ROWS

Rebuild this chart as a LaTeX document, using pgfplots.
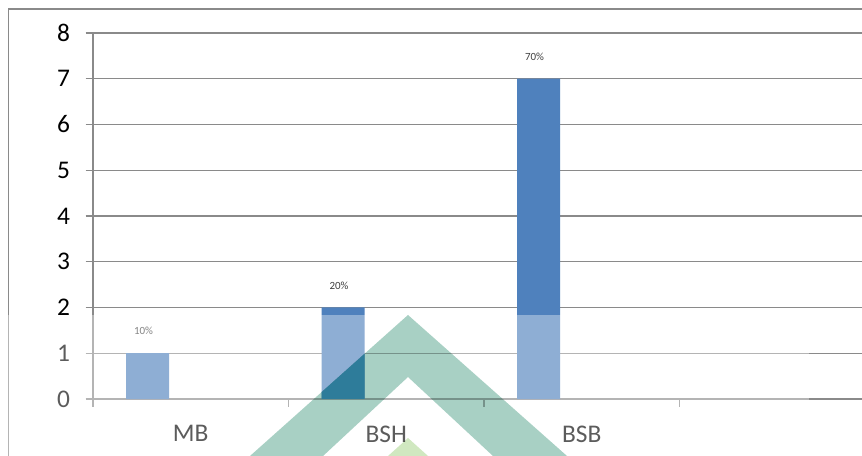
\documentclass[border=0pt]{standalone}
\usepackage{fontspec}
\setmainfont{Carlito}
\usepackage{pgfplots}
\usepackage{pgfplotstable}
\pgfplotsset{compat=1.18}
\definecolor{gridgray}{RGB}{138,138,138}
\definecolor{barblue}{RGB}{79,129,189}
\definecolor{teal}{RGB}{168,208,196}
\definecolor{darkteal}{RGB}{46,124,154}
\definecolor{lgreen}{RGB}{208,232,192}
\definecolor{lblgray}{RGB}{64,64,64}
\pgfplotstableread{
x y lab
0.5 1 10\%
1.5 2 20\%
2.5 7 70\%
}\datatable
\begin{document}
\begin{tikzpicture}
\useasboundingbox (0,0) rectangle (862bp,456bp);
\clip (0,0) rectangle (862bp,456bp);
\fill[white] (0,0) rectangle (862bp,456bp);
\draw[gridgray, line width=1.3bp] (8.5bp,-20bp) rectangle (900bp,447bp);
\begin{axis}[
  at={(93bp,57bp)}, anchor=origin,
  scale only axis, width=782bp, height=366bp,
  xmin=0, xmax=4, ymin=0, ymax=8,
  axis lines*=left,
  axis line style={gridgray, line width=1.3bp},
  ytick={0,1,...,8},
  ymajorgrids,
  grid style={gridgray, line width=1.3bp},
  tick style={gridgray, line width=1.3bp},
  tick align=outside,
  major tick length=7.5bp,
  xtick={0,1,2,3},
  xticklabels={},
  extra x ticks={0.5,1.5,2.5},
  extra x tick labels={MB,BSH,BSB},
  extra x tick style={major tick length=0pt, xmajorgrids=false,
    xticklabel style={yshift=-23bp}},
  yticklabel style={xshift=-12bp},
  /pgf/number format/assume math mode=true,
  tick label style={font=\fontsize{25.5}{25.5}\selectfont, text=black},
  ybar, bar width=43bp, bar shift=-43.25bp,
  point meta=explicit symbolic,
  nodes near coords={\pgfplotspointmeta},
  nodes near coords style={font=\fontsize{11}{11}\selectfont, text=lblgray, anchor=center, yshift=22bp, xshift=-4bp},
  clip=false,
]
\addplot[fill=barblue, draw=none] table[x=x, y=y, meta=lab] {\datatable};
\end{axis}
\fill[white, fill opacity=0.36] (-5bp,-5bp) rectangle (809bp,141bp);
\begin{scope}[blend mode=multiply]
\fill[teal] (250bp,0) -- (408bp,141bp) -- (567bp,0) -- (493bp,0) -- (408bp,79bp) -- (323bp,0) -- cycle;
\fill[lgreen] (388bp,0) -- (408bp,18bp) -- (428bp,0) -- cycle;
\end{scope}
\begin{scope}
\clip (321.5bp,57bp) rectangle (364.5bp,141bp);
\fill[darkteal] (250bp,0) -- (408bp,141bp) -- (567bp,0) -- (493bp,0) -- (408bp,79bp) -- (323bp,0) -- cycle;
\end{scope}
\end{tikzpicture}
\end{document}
==
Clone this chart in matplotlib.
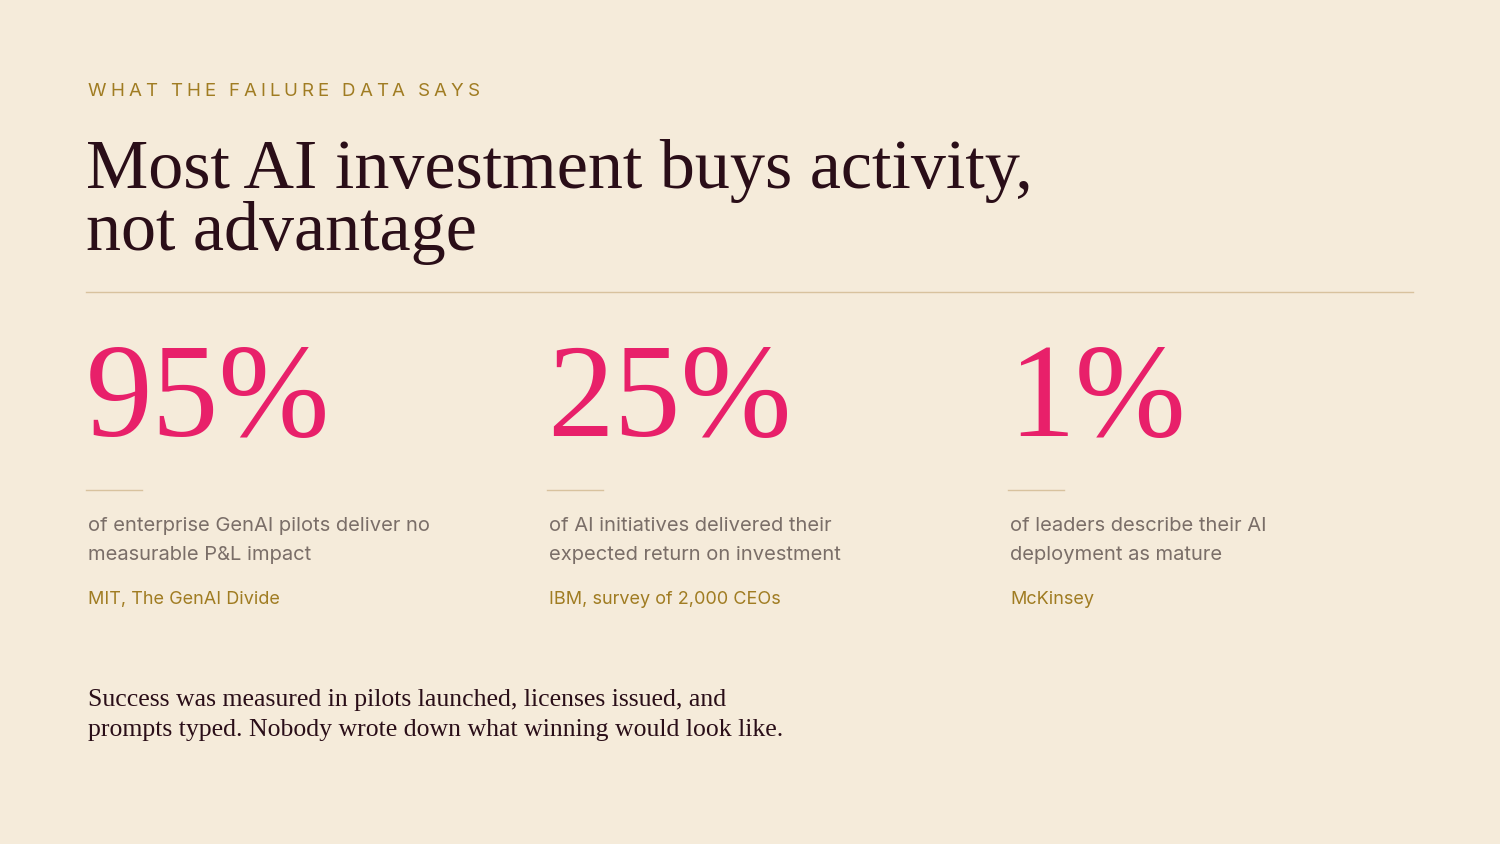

WHAT IS ASKED
Return every line of the preceding records in which the word "this" appears.

RESPONSE TO THE TASK
Rebuild this chart as a LaTeX document, using pgfplots.
Clone this chart in matplotlib.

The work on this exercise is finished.